Una alternativa di centrodestra

giovedì 20 novembre 2014


Com’era scontato che accadesse, i sondaggi cominciano a preoccupare l’entourage renziano. Secondo i maggiori istituti, infatti, il consenso che ruota intorno al Presidente del Consiglio e al suo partito appare in caduta libera. Tuttavia, a parte la Lega Nord di Matteo Salvini, il resto del nostro deprimente panorama politico non sembra approfittare dell’inevitabile calo di popolarità che sta attraversando il new deal dei cantastorie in salsa fiorentina.
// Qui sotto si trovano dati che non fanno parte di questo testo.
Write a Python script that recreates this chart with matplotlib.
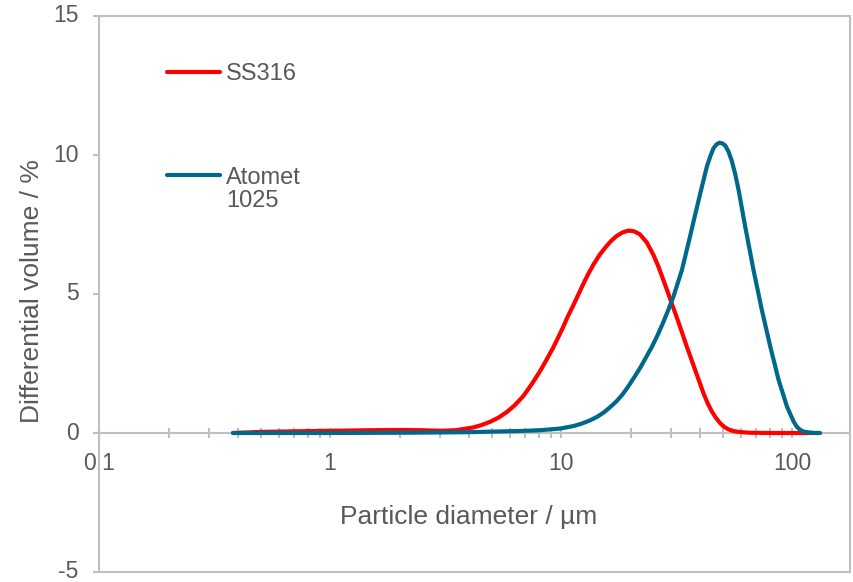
import matplotlib
matplotlib.use("Agg")
import matplotlib.pyplot as plt
from matplotlib.lines import Line2D
from matplotlib.ticker import FixedLocator, FixedFormatter, NullFormatter

plt.rcParams['font.family'] = ['Liberation Sans', 'DejaVu Sans']
plt.rcParams['axes.unicode_minus'] = False

# particle size distributions
ss316_d = [0.38, 0.5, 0.7, 1.0, 1.5, 2.0, 2.5, 3.0, 3.5, 4.17, 4.5, 4.92, 5.35, 5.81,
           6.3, 6.86, 7.45, 8.1, 8.65, 9.25, 9.7, 10.2, 10.7, 11.3, 11.9, 12.5, 13.1,
           13.8, 14.7, 15.7, 16.5, 17.4, 18.4, 19.5, 20.6, 21.9, 23.5, 25.1, 26.4,
           27.7, 28.9, 30.1, 31.4, 32.7, 35.0, 38.0, 41.3, 43.0, 44.9, 46.8, 48.8,
           50.8, 53.0, 55.7, 58.6, 65.0, 80.0, 100.0, 130.0]
ss316_v = [0.0, 0.04, 0.06, 0.08, 0.10, 0.11, 0.10, 0.08, 0.10, 0.20, 0.28, 0.40, 0.55, 0.75,
           1.00, 1.33, 1.75, 2.22, 2.64, 3.08, 3.43, 3.81, 4.20, 4.60, 5.00, 5.38, 5.72,
           6.06, 6.42, 6.72, 6.92, 7.09, 7.21, 7.28, 7.26, 7.15, 6.85, 6.40, 5.97,
           5.50, 5.08, 4.66, 4.24, 3.82, 3.10, 2.27, 1.43, 1.08, 0.77, 0.54, 0.35,
           0.22, 0.13, 0.07, 0.04, 0.01, 0.0, 0.0, 0.0]

atomet_d = [0.38, 0.6, 1.0, 2.0, 3.0, 4.0, 5.0, 6.5, 8.1, 9.9, 11.3, 12.3, 13.3, 14.3,
            15.3, 16.3, 17.4, 18.4, 19.5, 20.7, 22.0, 23.3, 24.7, 26.0, 27.4, 29.0,
            30.6, 33.3, 36.1, 38.0, 40.0, 42.7, 44.2, 45.6, 47.0, 48.4, 49.8, 51.3,
            53.0, 54.8, 56.7, 58.6, 62.6, 68.0, 73.9, 80.4, 87.3, 94.9, 101.4, 104.8,
            108.4, 112.0, 117.8, 125.0, 132.0]
atomet_v = [0.0, 0.0, 0.0, 0.01, 0.02, 0.03, 0.05, 0.07, 0.10, 0.16, 0.25, 0.34, 0.45, 0.58,
            0.74, 0.93, 1.15, 1.38, 1.67, 2.00, 2.35, 2.72, 3.10, 3.48, 3.90, 4.40,
            4.90, 5.86, 7.06, 7.85, 8.62, 9.58, 9.95, 10.24, 10.38, 10.44, 10.42, 10.34,
            10.12, 9.78, 9.30, 8.74, 7.42, 5.86, 4.42, 3.10, 1.91, 0.95, 0.41, 0.22,
            0.11, 0.05, 0.02, 0.0, 0.0]

x_ticks = [0.1, 1, 10, 100]
x_tick_labels = ['0.1', '1', '10', '100']
y_ticks = [-5, 0, 5, 10, 15]

red = '#FF0000'
blue = '#00688B'
grey = '#BFBFBF'
txt = '#595959'

fig = plt.figure(figsize=(8.54, 5.82), dpi=100)
ax = fig.add_axes([99/854, 10/582, 751/854, 556/582])

ax.plot(ss316_d, ss316_v, color=red, lw=3, solid_capstyle='round', solid_joinstyle='round')
ax.plot(atomet_d, atomet_v, color=blue, lw=3, solid_capstyle='round', solid_joinstyle='round')

ax.set_xscale('log')
ax.set_xlim(0.1, 10**2.25)
ax.set_ylim(-5, 15)

for s in ax.spines.values():
    s.set_color(grey)
    s.set_linewidth(1.5)
ax.spines['bottom'].set_position(('data', 0))
ax.spines['bottom'].set_zorder(1)
ax.axhline(-5, color=grey, lw=1.5, clip_on=False)

minors = [m * 10.0**e for e in range(-1, 3) for m in range(2, 10)]
ax.xaxis.set_major_locator(FixedLocator(x_ticks))
ax.xaxis.set_major_formatter(FixedFormatter(x_tick_labels))
ax.xaxis.set_minor_locator(FixedLocator(minors))
ax.xaxis.set_minor_formatter(NullFormatter())
ax.set_yticks(y_ticks)

ax.tick_params(axis='x', which='both', direction='inout', length=7, width=1.5,
               color=grey, pad=10, labelsize=16.5, labelcolor=txt)
ax.tick_params(axis='y', direction='out', length=4.5, width=1.5,
               color=grey, pad=10, labelsize=16.5, labelcolor=txt)
plt.setp(ax.get_yticklabels(), va='center')

ax.set_xlabel('Particle diameter / µm', fontsize=19, color=txt)
ax.set_ylabel('Differential volume / %', fontsize=19, color=txt)
ax.xaxis.set_label_coords(0.4927, 0.121)
ax.yaxis.set_label_coords(-0.0735, 0.5054)

# legend: two boxes so the blue key sits next to the first line of its label
leg1 = ax.legend([Line2D([], [], color=red, lw=3, solid_capstyle='round')], ['SS316'],
                 loc='center left', bbox_to_anchor=(0.0905, 0.8957), frameon=False,
                 borderpad=0, borderaxespad=0, handlelength=2.25, handletextpad=0.25,
                 fontsize=17, labelcolor=txt)
ax.add_artist(leg1)
ax.legend([Line2D([], [], color=blue, lw=3, solid_capstyle='round'),
           Line2D([], [], color='none')], ['Atomet', '1025'],
          loc='upper left', bbox_to_anchor=(0.0905, 0.729), frameon=False,
          borderpad=0, borderaxespad=0, handlelength=2.25, handletextpad=0.25,
          labelspacing=0.05, fontsize=17, labelcolor=txt)

fig.savefig('out.png', dpi=100)
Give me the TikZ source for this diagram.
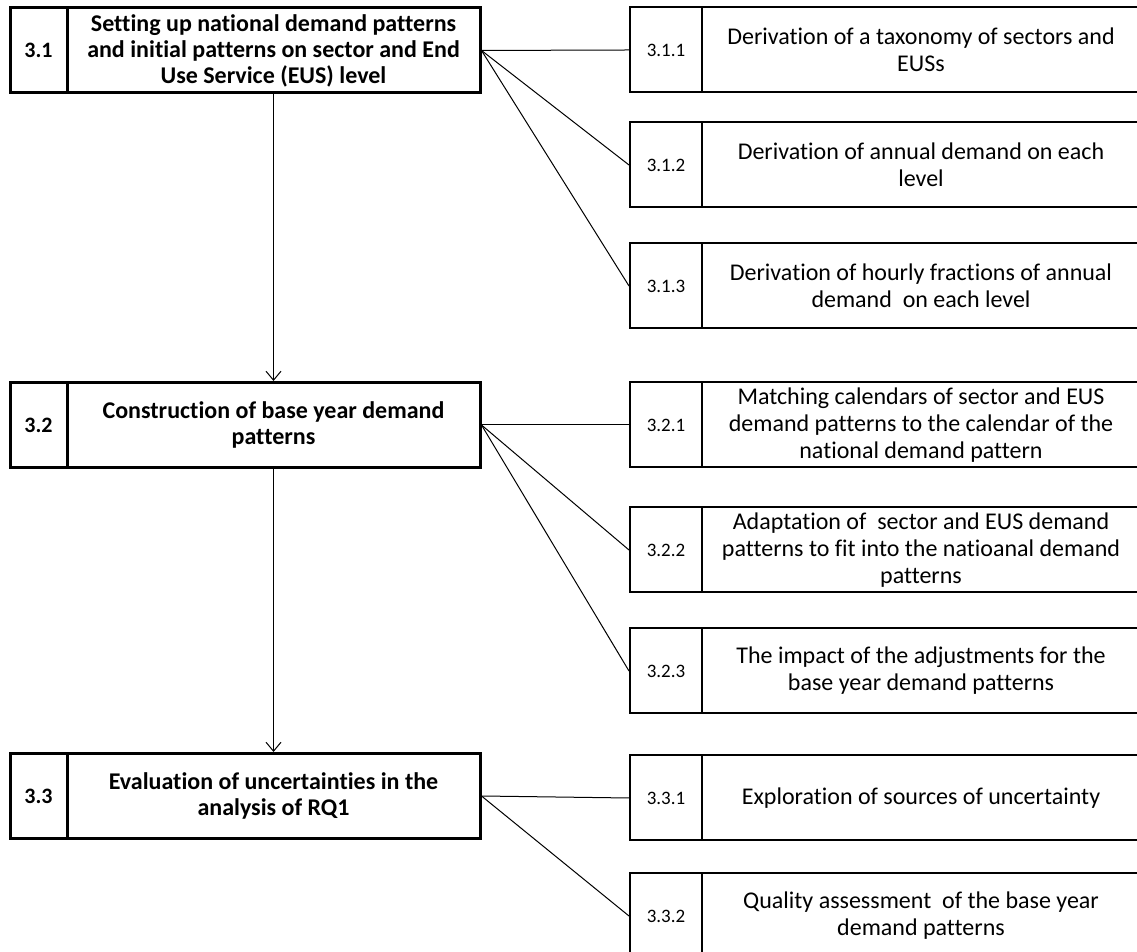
\documentclass[tikz,border=0pt]{standalone}
\usepackage{fontspec}
\setmainfont{Carlito}[Ligatures={NoCommon,NoContextual}]
\usetikzlibrary{arrows.meta}

\tikzset{
  mainnum/.style={draw,line width=3pt,minimum width=57pt,minimum height=85pt,inner sep=0pt,font=\fontsize{22}{24}\selectfont\bfseries},
  maintext/.style={draw,line width=3pt,minimum width=413pt,minimum height=85pt,inner sep=0pt,align=center,font=\fontsize{24}{26}\selectfont\bfseries},
  subnum/.style={draw,line width=2pt,minimum width=72pt,minimum height=85pt,inner sep=0pt,font=\fontsize{19}{22}\selectfont},
  subtext/.style={draw,line width=2pt,minimum width=438pt,minimum height=85pt,inner sep=0pt,align=center,font=\fontsize{24}{27}\selectfont},
  link/.style={line width=1pt},
}

\begin{document}
\begin{tikzpicture}[x=1pt,y=1pt]
\useasboundingbox (0,0) rectangle (1137,952);
\clip (0,0) rectangle (1137,952);

% main steps
\node[maintext] (t31) at (273.5,901.5) {Setting up national demand patterns\\and initial patterns on sector and End\\Use Service (EUS) level};
\node[mainnum] (n31) at (38.5,901.5) {3.1};
\node[maintext] (t32) at (273.5,527) {Construction of base year demand\\patterns};
\node[mainnum] (n32) at (38.5,527) {3.2};
\node[maintext] (t33) at (273.5,156) {Evaluation of uncertainties in the\\analysis of RQ1};
\node[mainnum] (n33) at (38.5,156) {3.3};

% sub steps
\node[subtext] (t311) at (921,902) {Derivation of a taxonomy of sectors and\\EUSs};
\node[subnum] (n311) at (666,902) {3.1.1};
\node[subtext] (t312) at (921,787) {Derivation of annual demand on each\\level};
\node[subnum] (n312) at (666,787) {3.1.2};
\node[subtext] (t313) at (921,666) {Derivation of hourly fractions of annual\\demand~~on each level};
\node[subnum] (n313) at (666,666) {3.1.3};
\node[subtext] (t321) at (921,527) {Matching calendars of sector and EUS\\demand patterns to the calendar of the\\national demand pattern};
\node[subnum] (n321) at (666,527) {3.2.1};
\node[subtext] (t322) at (921,402) {Adaptation of~~sector and EUS demand\\patterns to fit into the natioanal demand\\patterns};
\node[subnum] (n322) at (666,402) {3.2.2};
\node[subtext] (t323) at (921,281) {The impact of the adjustments for the\\base year demand patterns};
\node[subnum] (n323) at (666,281) {3.2.3};
\node[subtext] (t331) at (921,154) {Exploration of sources of uncertainty};
\node[subnum] (n331) at (666,154) {3.3.1};
\node[subtext] (t332) at (921,36) {Quality assessment~ of the base year\\demand patterns};
\node[subnum] (n332) at (666,36) {3.3.2};

% links
\draw[link,-{Straight Barb[length=9pt,width=15pt]}] (t31.south)--(t32.north);
\draw[link,-{Straight Barb[length=9pt,width=15pt]}] (t32.south)--(t33.north);
\draw[link] (t31.east)--(n311.west);
\draw[link] (t31.east)--(n312.west);
\draw[link] (t31.east)--(n313.west);
\draw[link] (t32.east)--(n321.west);
\draw[link] (t32.east)--(n322.west);
\draw[link] (t32.east)--(n323.west);
\draw[link] (t33.east)--(n331.west);
\draw[link] (t33.east)--(n332.west);
\end{tikzpicture}
\end{document}
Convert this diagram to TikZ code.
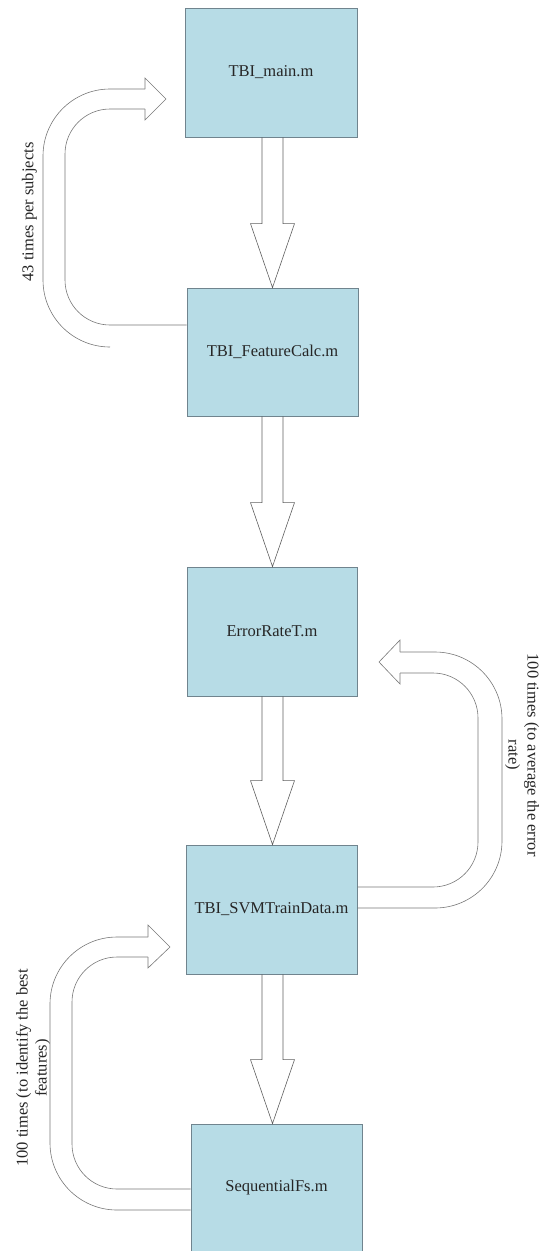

Soprattutto i due più grandi partiti d’opposizione, il Movimento Cinque Stelle e Forza Italia, allo stato attuale – anche se per ragioni profondamente diverse – non rappresentano una proposta credibile per contrapporsi al giovane rottamatore di Palazzo Chigi. Discorso leggermente diverso, invece, per il giovane leader del Carroccio il quale, anche in virtù di una certa freschezza e dinamicità, risulta teoricamente più adatto in un ruolo di potenziale competitore dell’altro Matteo nazionale. Tutto questo almeno sulla carta, basandoci unicamente sul posizionamento dei vari soggetti politici.

Il problema nasce però, soprattutto, da un punto di vista prospettico, analizzando la piattaforma programmatica che sta portando avanti da tempo il successore di Roberto Maroni. Una piattaforma priva di alcun fondamento realistico dal lato delle opzioni economiche e finanziarie. Sotto questo profilo, Salvini sembra aver scelto la strada molto pericolosa dell’attuale Presidente del Consiglio, con la quale si ritiene di vincere facile semplicemente sparandola più grossa degli altri. E sebbene dai banchi dell’opposizione sia indubbiamente più agevole e meno rischioso promettere tutto e il contrario di tutto, dopo anni di grandi disillusioni è assai probabile che il cosiddetto elettorato moderato, almeno in una certa parte, guardi con una certa diffidenza chi proponga in modo scintillante l’ennesimo miracolo della botte piena con la moglie ubriaca. Ed è esattamente un miracolo ciò che le iniziative della rinnovata Lega dovrebbero riuscire a realizzare, una volta raggiunta la stanza dei bottoni, visto che si vorrebbe contestualmente uscire dalla moneta unica, abolire la riforma Fornero sulle pensioni ed istituire una surreale flat tax del 15 per cento per tutti i contribuenti, con un costo stimato che sfiora i 60 miliardi di euro.

Ora, dato che i miracoli in economia e in finanza non esistono – a parte quello molto effimero di creare moneta dal nulla – un tale programma se applicato alla drammatica condizione italiana, sempre più alle prese con una “coperta” di risorse molto corta, avrebbe l’unico effetto di farci sprofondare in brevissimo tempo in un profondo baratro.

La verità vera è che una credibile alternativa ai vaneggiamenti del renzismo non può basarsi su illusionismi ancor più scintillanti. Occorre invece avere la pazienza e la lungimiranza di costruire una proposta politica accettabile, basata su una linea comunicativa che abbia finalmente il coraggio di spiegare al Paese che l’epoca della vacche grasse è finita per sempre.

Capisco perfettamente la difficoltà di un tale impegno, principalmente all’interno di un sistema che compra il consenso a colpi di tasse e di spesa pubblica. Tuttavia, se nemmeno nell’area di centrodestra è in grado di svilupparsi un’opzione politica orientata a far leva sul quel senso della responsabilità individuale che ancora resta in Italia, allora non rimane altro da fare che prepararci al peggio.